-- Start Data supplied --

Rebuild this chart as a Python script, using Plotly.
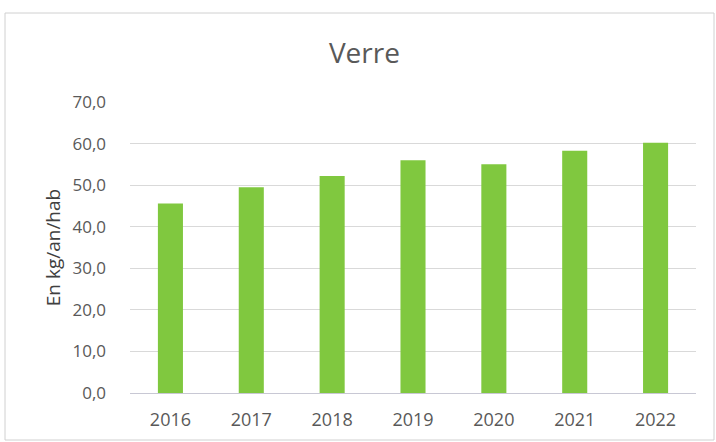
import plotly.graph_objects as go

# Collecte du verre, en kg par an et par habitant
years = ["2016", "2017", "2018", "2019", "2020", "2021", "2022"]
verre = [45.6, 49.5, 52.2, 56.0, 55.0, 58.3, 60.2]
y_ticks = [0, 10, 20, 30, 40, 50, 60, 70]

FONT = "Open Sans"
GREY = "#595959"

fig = go.Figure(
    go.Bar(
        x=years,
        y=verre,
        marker=dict(color="#80c83f", line=dict(width=0)),
    )
)

W, H = 716, 442
L, R, T, B = 130, 20, 102, 49
pw, ph = W - L - R, H - T - B


def px_x(v):
    return (v - L) / pw


def px_y(v):
    return (H - B - v) / ph


fig.update_layout(
    width=W,
    height=H,
    margin=dict(l=L, r=R, t=T, b=B),
    paper_bgcolor="white",
    plot_bgcolor="white",
    separators=", ",
    bargap=0.69,
    showlegend=False,
    title=dict(
        text="Verre",
        x=0.509,
        xanchor="center",
        y=1 - 53 / H,
        yanchor="middle",
        font=dict(family=FONT, size=28, color=GREY),
    ),
    xaxis=dict(
        automargin=False,
        showgrid=False,
        showline=True,
        linecolor="#c8c8d4",
        linewidth=1,
        ticks="",
        tickfont=dict(family=FONT, size=18, color=GREY),
        ticklabelstandoff=10,
    ),
    yaxis=dict(
        automargin=False,
        range=[0, 70],
        tickvals=y_ticks,
        tickformat=".1f",
        showgrid=True,
        gridcolor="#d9d9d9",
        gridwidth=1,
        zeroline=False,
        showline=False,
        ticks="",
        ticklabelstandoff=23,
        tickfont=dict(family=FONT, size=17, color=GREY),
        title=dict(
            text="En kg/an/hab",
            standoff=6,
            font=dict(family=FONT, size=19, color="#404040"),
        ),
    ),
    shapes=[
        dict(
            type="rect",
            xref="paper",
            yref="paper",
            x0=px_x(5),
            x1=px_x(714),
            y0=px_y(440),
            y1=px_y(13),
            line=dict(color="#d0d0d0", width=1),
            fillcolor="rgba(0,0,0,0)",
            layer="below",
        )
    ],
)

fig.write_html("out.html")
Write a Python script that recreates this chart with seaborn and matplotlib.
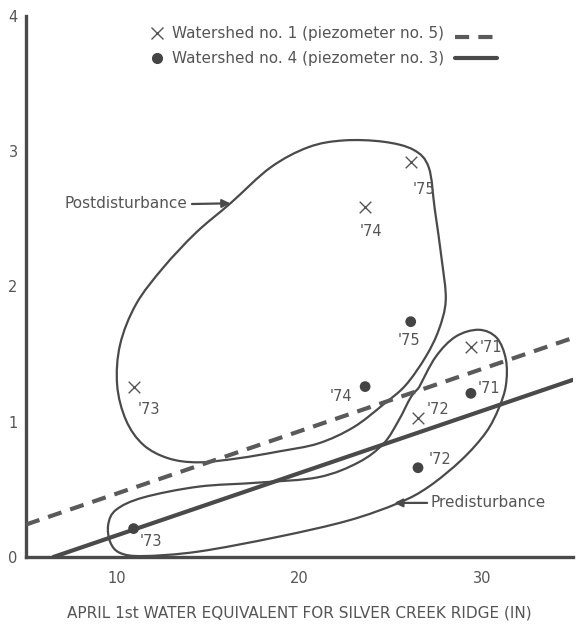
import numpy as np
import pandas as pd
import matplotlib
matplotlib.use("Agg")
import matplotlib.pyplot as plt
from matplotlib.path import Path
from matplotlib.patches import PathPatch
import seaborn as sns

# ---------------- data ----------------
years = ["'71", "'72", "'73", "'74", "'75"]
snow_we = [29.4, 26.5, 10.9, 23.6, 26.1]            # April 1st water equivalent (in)
ws1_level = [1.55, 1.03, 1.26, 2.585, 2.92]         # Watershed no. 1 (piezometer no. 5)
ws4_level = [1.21, 0.66, 0.21, 1.26, 1.74]          # Watershed no. 4 (piezometer no. 3)

# fitted lines (end points, data units)
ws1_line_x = [5.0, 35.0]
ws1_line_y = [0.24, 1.62]
ws4_line_x = [6.5, 35.0]
ws4_line_y = [0.0, 1.31]

# hand-drawn envelopes (data units)
post_x = [16.21, 18.41, 20.49, 22.42, 24.62, 26.26, 27.09, 27.42, 27.80, 28.02,
          27.64, 26.92, 25.82, 24.62, 22.97, 21.04, 18.85, 16.65, 14.45, 12.80,
          11.43, 10.49, 10.00, 10.16, 11.04, 12.53, 14.34]
post_y = [2.615, 2.88, 3.03, 3.08, 3.07, 3.01, 2.88, 2.57, 2.20, 1.90,
          1.68, 1.48, 1.27, 1.13, 0.96, 0.84, 0.78, 0.73, 0.70, 0.73,
          0.83, 1.01, 1.27, 1.57, 1.87, 2.14, 2.40]
pre_x = [26.54, 27.47, 28.57, 29.84, 30.82, 31.32, 31.32, 30.93, 30.22, 28.90,
         27.09, 25.44, 22.69, 18.85, 14.45, 11.43, 10.16, 9.62, 9.51, 9.95,
         11.43, 14.45, 17.75, 21.04, 23.24, 24.62, 25.44, 26.10, 26.54]
pre_y = [1.25, 1.48, 1.63, 1.68, 1.62, 1.46, 1.27, 1.10, 0.92, 0.72,
         0.52, 0.40, 0.27, 0.15, 0.04, 0.007, 0.03, 0.11, 0.24, 0.35,
         0.44, 0.52, 0.55, 0.59, 0.70, 0.84, 1.01, 1.18, 1.25]

x_ticks = [10, 20, 30]
y_ticks = [0, 1, 2, 3, 4]
legend_labels = ["Watershed no. 1 (piezometer no. 5)", "Watershed no. 4 (piezometer no. 3)"]
x_label = "APRIL 1st WATER EQUIVALENT FOR SILVER CREEK RIDGE (IN)"

# ---------------- style ----------------
INK = "#4a4a4a"
TXT = "#555555"
sns.set_style("white")
plt.rcParams["font.family"] = ["DejaVu Sans"]

fig = plt.figure(figsize=(5.76, 6.3), dpi=100)
ax = fig.add_axes([26 / 576, 73 / 630, 547 / 576, 541 / 630])
ax.set_xlim(5, 35)
ax.set_ylim(0, 4)

def smooth_path(xs, ys, closed=True):
    P = np.column_stack([xs, ys]).astype(float)
    n = len(P)
    verts = [P[0]]
    codes = [Path.MOVETO]
    segs = n if closed else n - 1
    for i in range(segs):
        if closed:
            p0, p1, p2, p3 = P[(i - 1) % n], P[i], P[(i + 1) % n], P[(i + 2) % n]
        else:
            p0 = P[max(i - 1, 0)]
            p1, p2 = P[i], P[i + 1]
            p3 = P[min(i + 2, n - 1)]
        c1 = p1 + (p2 - p0) / 6.0
        c2 = p2 - (p3 - p1) / 6.0
        verts += [c1, c2, p2]
        codes += [Path.CURVE4] * 3
    return Path(verts, codes)

ax.add_patch(PathPatch(smooth_path(post_x, post_y, True), fill=False, ec=INK, lw=1.6, zorder=2))
ax.add_patch(PathPatch(smooth_path(pre_x, pre_y, False), fill=False, ec=INK, lw=1.6, zorder=2))

# fitted lines
sns.lineplot(x=ws1_line_x, y=ws1_line_y, ax=ax, color="#5a5a5a", lw=3.0,
             linestyle=(0, (3.4, 2.2)), zorder=3)
sns.lineplot(x=ws4_line_x, y=ws4_line_y, ax=ax, color="#4a4a4a", lw=3.0, zorder=3)

# points
df = pd.DataFrame({"year": years, "we": snow_we, "ws1": ws1_level, "ws4": ws4_level})
sns.scatterplot(data=df, x="we", y="ws1", ax=ax, marker="x", s=70, color=TXT,
                linewidth=1.0, zorder=4)
sns.scatterplot(data=df, x="we", y="ws4", ax=ax, marker="o", s=60, color="#444444",
                edgecolor="none", zorder=4)

ws1_offsets = {"'71": (20, 0), "'72": (20, 8), "'73": (15, -23), "'74": (6, -24), "'75": (13, -27)}
ws4_offsets = {"'71": (18, 5), "'72": (22, 8), "'73": (17, -13), "'74": (-24, -10), "'75": (-2, -19)}
for yr, xv, y1, y4 in zip(years, snow_we, ws1_level, ws4_level):
    ax.annotate(yr, (xv, y1), xytext=ws1_offsets[yr], textcoords="offset pixels",
                ha="center", va="center", fontsize=10.5, color=TXT)
    ax.annotate(yr, (xv, y4), xytext=ws4_offsets[yr], textcoords="offset pixels",
                ha="center", va="center", fontsize=10.5, color=TXT)

# envelope labels
ax.annotate("", xy=(post_x[0], post_y[0]), xytext=(14.1, 2.61),
            arrowprops=dict(arrowstyle="-|>", color=INK, lw=1.6, mutation_scale=12,
                            shrinkA=0, shrinkB=0))
ax.text(13.85, 2.615, "Postdisturbance", ha="right", va="center", fontsize=11, color=TXT)
ax.annotate("", xy=(25.2, 0.40), xytext=(27.0, 0.40),
            arrowprops=dict(arrowstyle="-|>", color=INK, lw=1.6, mutation_scale=12,
                            shrinkA=0, shrinkB=0))
ax.text(27.2, 0.40, "Predisturbance", ha="left", va="center", fontsize=11, color=TXT)

# legend (manual, marker left, line sample right)
ax.plot([0.2395], [0.968], transform=ax.transAxes, marker="x", ms=8, mew=1.0,
        color=TXT, ls="none", clip_on=False)
ax.text(0.267, 0.968, legend_labels[0], transform=ax.transAxes, ha="left", va="center",
        fontsize=11, color=TXT)
ax.plot([0.784, 0.861], [0.962, 0.962], transform=ax.transAxes, color="#5a5a5a", lw=3.0,
        linestyle=(0, (3.4, 2.2)), clip_on=False)
ax.plot([0.2395], [0.922], transform=ax.transAxes, marker="o", ms=7, color="#444444",
        ls="none", clip_on=False)
ax.text(0.267, 0.922, legend_labels[1], transform=ax.transAxes, ha="left", va="center",
        fontsize=11, color=TXT)
ax.plot([0.784, 0.861], [0.922, 0.922], transform=ax.transAxes, color="#4a4a4a", lw=3.0,
        clip_on=False)

# axes styling
for side in ["top", "right"]:
    ax.spines[side].set_visible(False)
for side in ["left", "bottom"]:
    ax.spines[side].set_color(INK)
    ax.spines[side].set_linewidth(2.4)
ax.set_xticks(x_ticks)
ax.set_yticks(y_ticks)
ax.set_xticks([15, 25, 35], minor=True)
ax.set_yticks([0.5, 1.5, 2.5, 3.5], minor=True)
ax.tick_params(which="major", direction="in", length=9, width=1.0, color=INK,
               labelsize=10.5, labelcolor=TXT, pad=10)
ax.tick_params(which="minor", direction="in", length=4, width=1.0, color=INK)
ax.tick_params(axis="y", which="major", pad=6)
ax.set_xlabel(x_label, fontsize=11, color=TXT, labelpad=14)
ax.set_ylabel("")

fig.savefig("out.png", dpi=100)
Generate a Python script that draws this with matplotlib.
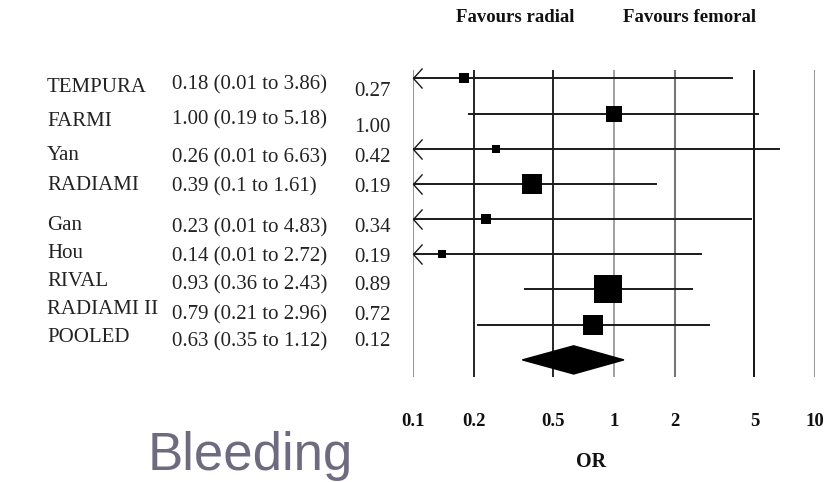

-- End Data supplied --

◆ **Exercise directions**
Tally how many lines of the material contain the word "that". The answer must be the number and nothing else.

◆ **Result**
2